Count the lines containing "this". Give the number alone.

INFORMATION SHOWN:
....
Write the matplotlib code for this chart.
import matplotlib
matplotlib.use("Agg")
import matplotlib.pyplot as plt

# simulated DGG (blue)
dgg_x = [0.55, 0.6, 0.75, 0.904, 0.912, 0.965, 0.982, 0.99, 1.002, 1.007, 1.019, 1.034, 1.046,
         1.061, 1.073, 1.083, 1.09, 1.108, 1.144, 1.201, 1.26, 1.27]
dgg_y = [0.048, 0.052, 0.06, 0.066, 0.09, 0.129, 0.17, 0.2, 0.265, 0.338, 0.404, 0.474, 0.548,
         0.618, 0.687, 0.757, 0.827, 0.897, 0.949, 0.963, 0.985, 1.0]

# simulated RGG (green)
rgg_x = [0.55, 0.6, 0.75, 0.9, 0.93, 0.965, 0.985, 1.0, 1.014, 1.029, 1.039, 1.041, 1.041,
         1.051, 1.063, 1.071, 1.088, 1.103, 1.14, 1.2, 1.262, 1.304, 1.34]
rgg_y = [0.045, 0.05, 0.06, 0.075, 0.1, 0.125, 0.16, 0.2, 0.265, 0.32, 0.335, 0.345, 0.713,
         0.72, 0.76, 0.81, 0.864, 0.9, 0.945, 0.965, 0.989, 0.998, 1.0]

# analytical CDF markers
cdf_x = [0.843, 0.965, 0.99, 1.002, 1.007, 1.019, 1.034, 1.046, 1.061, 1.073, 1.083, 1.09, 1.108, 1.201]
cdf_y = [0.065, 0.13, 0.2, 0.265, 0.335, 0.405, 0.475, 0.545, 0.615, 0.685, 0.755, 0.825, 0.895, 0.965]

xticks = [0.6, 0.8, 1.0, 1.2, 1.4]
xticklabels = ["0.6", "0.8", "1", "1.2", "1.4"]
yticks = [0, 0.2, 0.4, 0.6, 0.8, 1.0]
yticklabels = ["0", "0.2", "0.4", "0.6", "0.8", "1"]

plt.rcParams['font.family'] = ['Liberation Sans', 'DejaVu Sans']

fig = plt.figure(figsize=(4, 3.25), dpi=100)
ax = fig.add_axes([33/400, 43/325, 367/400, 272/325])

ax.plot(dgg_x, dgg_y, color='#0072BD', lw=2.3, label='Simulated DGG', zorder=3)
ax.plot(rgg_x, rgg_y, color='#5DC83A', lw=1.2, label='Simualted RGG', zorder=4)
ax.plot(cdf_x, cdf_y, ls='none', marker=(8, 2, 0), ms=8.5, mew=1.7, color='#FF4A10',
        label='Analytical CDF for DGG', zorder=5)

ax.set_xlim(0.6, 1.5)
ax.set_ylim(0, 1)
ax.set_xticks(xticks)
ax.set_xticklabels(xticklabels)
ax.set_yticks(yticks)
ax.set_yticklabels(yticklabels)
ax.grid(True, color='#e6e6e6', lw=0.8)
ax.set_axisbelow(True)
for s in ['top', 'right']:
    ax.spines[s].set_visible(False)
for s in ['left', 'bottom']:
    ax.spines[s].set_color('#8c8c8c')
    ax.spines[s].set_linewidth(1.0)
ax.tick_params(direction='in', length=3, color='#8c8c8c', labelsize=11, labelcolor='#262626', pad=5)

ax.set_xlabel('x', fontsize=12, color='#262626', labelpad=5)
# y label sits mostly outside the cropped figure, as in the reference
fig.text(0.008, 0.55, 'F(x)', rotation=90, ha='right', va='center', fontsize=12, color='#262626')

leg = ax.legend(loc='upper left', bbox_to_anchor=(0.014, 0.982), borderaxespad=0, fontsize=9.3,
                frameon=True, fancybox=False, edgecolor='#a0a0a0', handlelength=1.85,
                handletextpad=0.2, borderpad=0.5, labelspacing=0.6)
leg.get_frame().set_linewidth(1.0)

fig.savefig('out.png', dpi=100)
....
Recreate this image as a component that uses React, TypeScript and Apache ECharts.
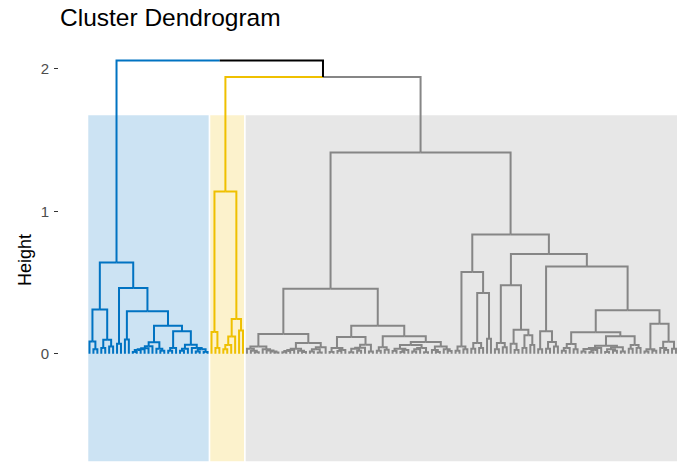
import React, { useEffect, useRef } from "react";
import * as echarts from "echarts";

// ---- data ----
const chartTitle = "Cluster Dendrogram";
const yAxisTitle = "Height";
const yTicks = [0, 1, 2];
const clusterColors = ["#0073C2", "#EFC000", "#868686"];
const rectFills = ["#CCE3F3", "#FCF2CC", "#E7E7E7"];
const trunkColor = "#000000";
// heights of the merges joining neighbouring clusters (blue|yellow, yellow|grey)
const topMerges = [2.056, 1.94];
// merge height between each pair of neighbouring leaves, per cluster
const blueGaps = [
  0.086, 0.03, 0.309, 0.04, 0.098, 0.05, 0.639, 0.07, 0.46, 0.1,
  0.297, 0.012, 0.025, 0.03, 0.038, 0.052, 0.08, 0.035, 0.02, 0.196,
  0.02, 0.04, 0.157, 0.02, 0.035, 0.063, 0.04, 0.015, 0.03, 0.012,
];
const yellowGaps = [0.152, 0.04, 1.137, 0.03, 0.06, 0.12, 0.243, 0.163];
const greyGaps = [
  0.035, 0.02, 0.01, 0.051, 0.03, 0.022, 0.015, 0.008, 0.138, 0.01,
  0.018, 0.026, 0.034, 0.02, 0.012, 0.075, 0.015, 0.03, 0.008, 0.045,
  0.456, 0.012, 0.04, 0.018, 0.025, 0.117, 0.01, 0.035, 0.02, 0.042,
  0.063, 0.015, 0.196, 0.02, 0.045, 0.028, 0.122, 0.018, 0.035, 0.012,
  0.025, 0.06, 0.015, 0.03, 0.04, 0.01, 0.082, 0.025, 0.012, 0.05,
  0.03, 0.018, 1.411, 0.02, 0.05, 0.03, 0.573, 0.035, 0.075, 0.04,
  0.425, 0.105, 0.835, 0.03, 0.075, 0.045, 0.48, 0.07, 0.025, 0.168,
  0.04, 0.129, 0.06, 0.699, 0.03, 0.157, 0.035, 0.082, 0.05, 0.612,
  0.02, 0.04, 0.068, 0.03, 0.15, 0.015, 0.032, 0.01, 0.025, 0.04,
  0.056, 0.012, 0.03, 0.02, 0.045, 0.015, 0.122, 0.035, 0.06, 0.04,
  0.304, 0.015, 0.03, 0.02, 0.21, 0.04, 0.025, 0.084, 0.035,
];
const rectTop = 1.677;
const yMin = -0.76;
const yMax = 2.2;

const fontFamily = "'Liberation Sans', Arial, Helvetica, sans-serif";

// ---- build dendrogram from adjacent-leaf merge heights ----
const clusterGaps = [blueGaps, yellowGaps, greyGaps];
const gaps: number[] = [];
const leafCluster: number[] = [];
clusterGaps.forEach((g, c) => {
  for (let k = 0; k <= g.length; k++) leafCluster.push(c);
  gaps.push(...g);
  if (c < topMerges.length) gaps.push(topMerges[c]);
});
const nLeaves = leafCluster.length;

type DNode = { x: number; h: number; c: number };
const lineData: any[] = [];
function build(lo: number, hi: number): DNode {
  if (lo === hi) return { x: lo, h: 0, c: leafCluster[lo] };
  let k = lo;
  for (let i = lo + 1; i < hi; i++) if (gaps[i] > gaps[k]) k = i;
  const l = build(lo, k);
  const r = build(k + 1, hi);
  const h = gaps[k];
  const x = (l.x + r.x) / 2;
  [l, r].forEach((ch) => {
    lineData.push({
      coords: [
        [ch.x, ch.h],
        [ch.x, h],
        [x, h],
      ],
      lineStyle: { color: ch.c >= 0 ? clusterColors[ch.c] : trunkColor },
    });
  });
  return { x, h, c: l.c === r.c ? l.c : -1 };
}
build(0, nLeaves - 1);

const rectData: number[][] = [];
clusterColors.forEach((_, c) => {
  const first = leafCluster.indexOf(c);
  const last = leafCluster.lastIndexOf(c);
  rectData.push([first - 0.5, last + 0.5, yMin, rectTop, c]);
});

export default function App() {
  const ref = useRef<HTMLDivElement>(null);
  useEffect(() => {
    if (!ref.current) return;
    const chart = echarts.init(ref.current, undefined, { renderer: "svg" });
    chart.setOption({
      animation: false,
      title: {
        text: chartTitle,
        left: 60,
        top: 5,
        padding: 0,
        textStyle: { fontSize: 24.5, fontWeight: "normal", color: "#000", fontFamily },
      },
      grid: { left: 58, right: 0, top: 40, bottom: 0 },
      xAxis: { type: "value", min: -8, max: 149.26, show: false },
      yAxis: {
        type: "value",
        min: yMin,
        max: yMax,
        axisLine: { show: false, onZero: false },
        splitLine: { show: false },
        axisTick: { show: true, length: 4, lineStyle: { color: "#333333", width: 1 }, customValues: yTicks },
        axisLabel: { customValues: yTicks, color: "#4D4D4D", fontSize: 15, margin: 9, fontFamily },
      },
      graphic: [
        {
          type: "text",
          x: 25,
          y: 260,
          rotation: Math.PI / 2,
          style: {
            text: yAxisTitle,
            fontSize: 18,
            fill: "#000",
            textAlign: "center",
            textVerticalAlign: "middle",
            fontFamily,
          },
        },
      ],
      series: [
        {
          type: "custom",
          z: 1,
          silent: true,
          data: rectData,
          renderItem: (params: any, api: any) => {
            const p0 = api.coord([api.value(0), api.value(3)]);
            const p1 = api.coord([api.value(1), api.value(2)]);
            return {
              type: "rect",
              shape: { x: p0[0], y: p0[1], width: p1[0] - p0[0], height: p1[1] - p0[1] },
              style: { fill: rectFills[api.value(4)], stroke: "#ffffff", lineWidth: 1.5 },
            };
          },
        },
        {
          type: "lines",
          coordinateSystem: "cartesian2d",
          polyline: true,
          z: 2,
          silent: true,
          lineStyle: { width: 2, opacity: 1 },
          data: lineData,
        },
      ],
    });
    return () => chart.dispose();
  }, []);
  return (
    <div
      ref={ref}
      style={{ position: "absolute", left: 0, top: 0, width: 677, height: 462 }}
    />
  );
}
....
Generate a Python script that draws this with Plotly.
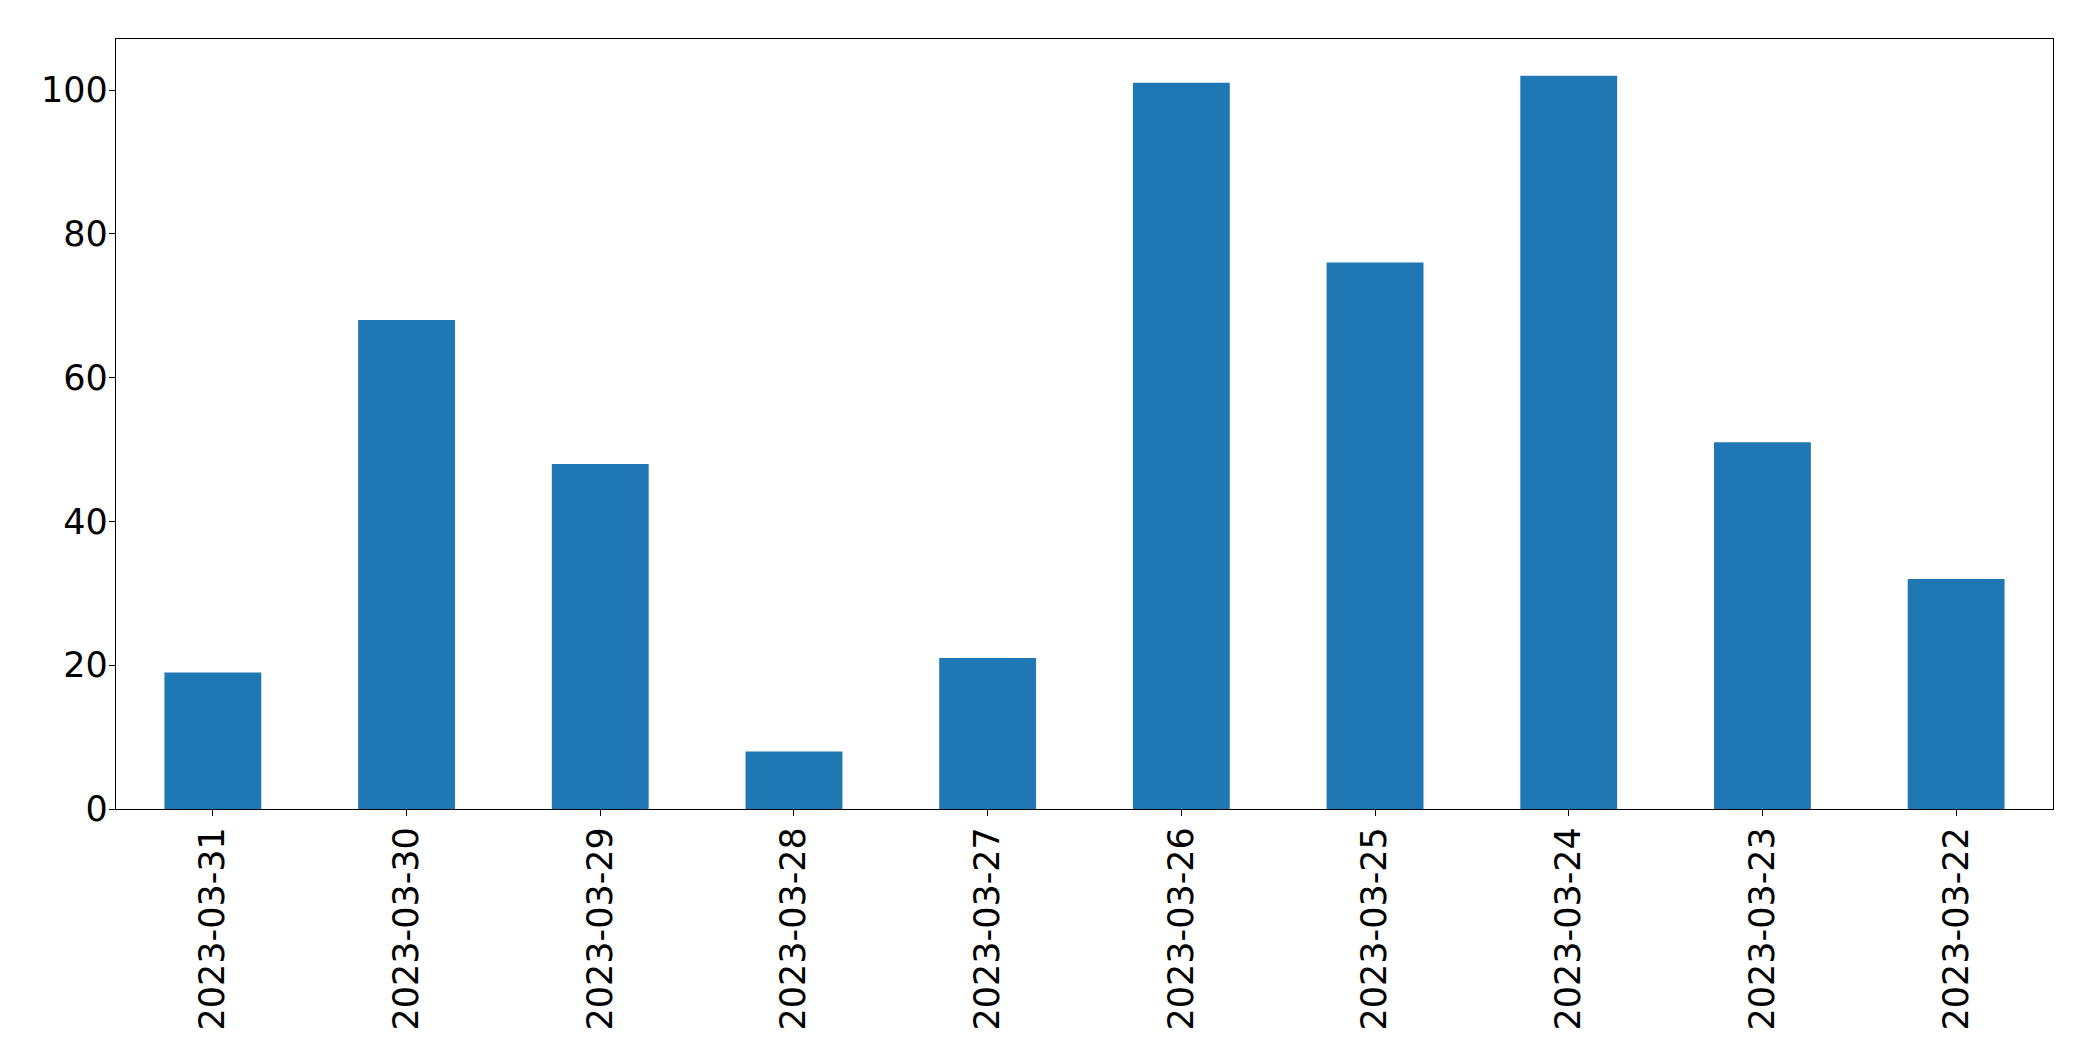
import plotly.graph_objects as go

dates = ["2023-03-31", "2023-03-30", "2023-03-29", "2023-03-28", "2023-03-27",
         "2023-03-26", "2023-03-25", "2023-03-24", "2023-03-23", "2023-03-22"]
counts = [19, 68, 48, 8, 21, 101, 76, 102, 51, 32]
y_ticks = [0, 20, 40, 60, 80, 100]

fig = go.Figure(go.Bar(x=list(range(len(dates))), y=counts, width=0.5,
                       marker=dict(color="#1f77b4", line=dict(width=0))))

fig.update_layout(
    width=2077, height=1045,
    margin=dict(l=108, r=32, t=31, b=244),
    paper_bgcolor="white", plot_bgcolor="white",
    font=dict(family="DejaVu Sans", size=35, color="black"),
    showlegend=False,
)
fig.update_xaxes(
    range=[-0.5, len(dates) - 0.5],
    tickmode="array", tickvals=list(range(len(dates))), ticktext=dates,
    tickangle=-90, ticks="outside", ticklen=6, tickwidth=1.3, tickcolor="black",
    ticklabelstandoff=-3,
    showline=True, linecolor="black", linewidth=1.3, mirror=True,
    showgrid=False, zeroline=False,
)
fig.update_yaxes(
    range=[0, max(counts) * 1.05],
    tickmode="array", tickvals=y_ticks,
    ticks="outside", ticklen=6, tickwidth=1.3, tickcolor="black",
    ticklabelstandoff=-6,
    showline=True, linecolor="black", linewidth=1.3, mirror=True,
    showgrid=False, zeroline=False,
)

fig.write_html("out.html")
....
WRITTEN RESPONSE:
3